_The request_:
How many lines of the records hold the string "this"? Reply with the number alone.

_Material supplied_:
☆ ☆ ☆ ☆ ☆

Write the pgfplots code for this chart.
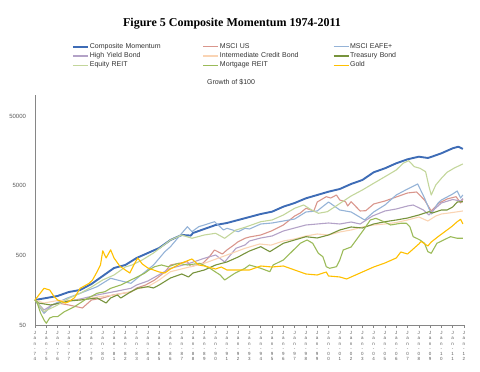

☆ ☆ ☆ ☆ ☆

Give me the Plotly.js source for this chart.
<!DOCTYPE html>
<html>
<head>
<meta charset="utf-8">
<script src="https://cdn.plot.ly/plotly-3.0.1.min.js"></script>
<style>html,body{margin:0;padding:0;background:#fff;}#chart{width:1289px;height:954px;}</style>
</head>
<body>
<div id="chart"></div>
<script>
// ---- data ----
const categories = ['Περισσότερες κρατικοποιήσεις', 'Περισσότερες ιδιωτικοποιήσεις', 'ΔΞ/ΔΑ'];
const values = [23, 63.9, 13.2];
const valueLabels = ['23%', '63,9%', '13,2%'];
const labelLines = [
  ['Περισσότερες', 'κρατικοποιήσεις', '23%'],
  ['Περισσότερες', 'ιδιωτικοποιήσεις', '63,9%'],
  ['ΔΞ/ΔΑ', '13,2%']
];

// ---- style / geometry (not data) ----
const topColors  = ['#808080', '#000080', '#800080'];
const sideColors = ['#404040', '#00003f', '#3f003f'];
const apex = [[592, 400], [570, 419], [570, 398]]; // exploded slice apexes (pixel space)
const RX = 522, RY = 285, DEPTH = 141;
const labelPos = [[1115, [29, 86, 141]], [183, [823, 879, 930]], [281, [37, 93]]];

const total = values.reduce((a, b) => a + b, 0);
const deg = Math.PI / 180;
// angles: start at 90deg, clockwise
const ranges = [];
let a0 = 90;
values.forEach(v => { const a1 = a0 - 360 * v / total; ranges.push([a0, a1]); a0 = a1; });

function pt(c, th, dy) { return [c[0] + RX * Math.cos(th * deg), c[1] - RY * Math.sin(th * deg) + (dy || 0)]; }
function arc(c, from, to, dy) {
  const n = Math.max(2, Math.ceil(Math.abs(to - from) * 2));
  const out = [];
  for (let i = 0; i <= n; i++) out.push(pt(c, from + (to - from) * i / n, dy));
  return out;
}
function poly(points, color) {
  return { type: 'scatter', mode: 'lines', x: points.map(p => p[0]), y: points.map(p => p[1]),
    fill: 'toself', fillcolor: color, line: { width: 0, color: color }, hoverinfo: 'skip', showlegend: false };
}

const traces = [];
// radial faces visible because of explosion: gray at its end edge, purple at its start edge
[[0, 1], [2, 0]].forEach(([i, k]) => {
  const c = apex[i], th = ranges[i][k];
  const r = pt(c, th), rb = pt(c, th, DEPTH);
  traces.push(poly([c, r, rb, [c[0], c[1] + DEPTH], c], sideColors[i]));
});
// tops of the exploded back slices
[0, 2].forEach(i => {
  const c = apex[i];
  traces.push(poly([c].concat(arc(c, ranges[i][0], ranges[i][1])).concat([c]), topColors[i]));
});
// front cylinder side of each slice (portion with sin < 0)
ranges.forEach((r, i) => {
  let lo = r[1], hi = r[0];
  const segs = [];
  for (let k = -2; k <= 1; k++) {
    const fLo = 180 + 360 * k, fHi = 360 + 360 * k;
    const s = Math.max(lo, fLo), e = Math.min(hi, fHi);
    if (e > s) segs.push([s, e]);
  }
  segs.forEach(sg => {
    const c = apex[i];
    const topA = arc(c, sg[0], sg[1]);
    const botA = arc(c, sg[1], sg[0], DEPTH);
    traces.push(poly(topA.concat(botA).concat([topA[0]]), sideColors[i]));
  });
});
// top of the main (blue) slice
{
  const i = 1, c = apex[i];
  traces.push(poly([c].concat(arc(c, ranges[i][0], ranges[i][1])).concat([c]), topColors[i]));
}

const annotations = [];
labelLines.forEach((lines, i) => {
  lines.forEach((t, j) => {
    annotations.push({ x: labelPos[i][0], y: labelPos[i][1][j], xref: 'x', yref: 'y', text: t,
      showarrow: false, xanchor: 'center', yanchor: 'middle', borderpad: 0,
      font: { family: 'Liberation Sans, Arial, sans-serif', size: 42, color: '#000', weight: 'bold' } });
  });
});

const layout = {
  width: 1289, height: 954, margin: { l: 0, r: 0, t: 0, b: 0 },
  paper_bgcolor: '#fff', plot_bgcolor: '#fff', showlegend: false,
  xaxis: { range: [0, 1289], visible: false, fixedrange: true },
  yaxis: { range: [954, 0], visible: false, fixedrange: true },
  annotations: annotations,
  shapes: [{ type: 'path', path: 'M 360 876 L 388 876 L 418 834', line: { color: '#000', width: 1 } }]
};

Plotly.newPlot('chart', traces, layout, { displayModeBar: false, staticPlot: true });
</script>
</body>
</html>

☆ ☆ ☆ ☆ ☆

_Exercise result_:
2